Le persone. Le città mi piacciono perché imbrattate di passi, i paesaggi urbani raccolgono le tracce di chi le attraversa, riflettono la loro presenza. In un certo senso io le persone le dipingo, anche se non si vedono.

Come nasce un tuo lavoro?

Tecnicamente lavoro con molti materiali, principalmente olio, però mi piace contaminare. Dal punto di vista emotivo non ti viene l’ispirazione la notte come nei film, è una cosa che fai tutti i giorni.  Più lo fai, più viene voglia di dipingere… e più vengono idee. È un motore che si autoalimenta. Spesso cominci qualcosa, ti fermi, e ricominci in maniera diversa. Il momento di riflessione c’è quando devi scegliere le fotografie che hanno lasciato un segno particolare o che sono più inerenti a quello che devo fare. Anche in quel caso la scelta è dettata molto dal momento ed è possibile che ciò che avevo deciso il giorno prima non vada più bene il giorno dopo.

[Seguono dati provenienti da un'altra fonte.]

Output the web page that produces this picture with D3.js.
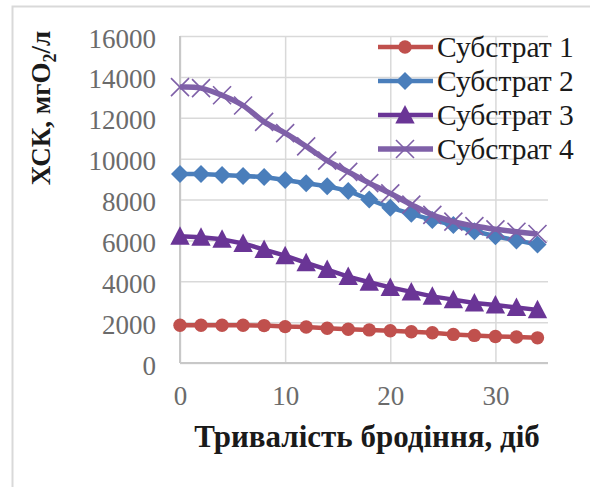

Quando realizzi un quadro hai un’emozione particolare che vuoi arrivi allo spettatore?

A me interessano le opinioni di chi guarda, che la persona legga qualcosa attraverso le immagini; una campagna può trasmettere una sensazione di ovattato, la città il rumore. Però ciò che poi lo spettatore legge va bene, tutto è giusto e tutto è sbagliato. Mi interessa di più parlare con i quadri che mandare un messaggio preciso. Se riesco a comunicare qualcosa mi fa piacere, senza però vincolare, infatti spesso le mie opere non hanno un titolo o se ci sono risultano molto personali.

C’è qualcosa che hanno detto dei tuoi quadri che ti è piaciuto molto e qualcosa che invece ti è piaciuto poco?

La cosa che mi è piaciuta di più è stata l’espressione di un tipo che mi ha detto “io per comprare un tuo quadro dovrei essere sull’orlo del suicidio…”, è stata talmente crudele che mi è piaciuta, onesta, sincera.

Invece la cosa che mi piace meno è l’indifferenza, non scatenare nessun tipo di emozione.

Quanto c’è di Ferrara nei tuoi quadri?

Forse l’atmosfera. Credo che anche Ferrara riesca in certe giornate, nonostante sia una piccola città, ad avere qualcosa che ti schiaccia e che ti avvolge; quieta ma a tratti pesante.

È possibile fare arte in Italia e in particolar modo a Ferrara o bisogna necessariamente spostarsi?

No, è possibile farla dappertutto, tanto Ryanair costa poco…

Quali sono i tuoi sogni nel cassetto e i progetti nel futuro prossimo?

Il sogno nel cassetto è continuare così, riuscire a vivere di quello che faccio e farlo sempre in maniera serena. I prossimi progetti sono qualche mostra in giro, anche per l’EXPO a Milano, un’apertura di una galleria di un amico a Montalcino dove sarò presente insieme ad altri artisti e che credo sarà un avvenimento interessante. Poi un’altra cosa che non dico per scaramanzia, nonostante ci creda poco.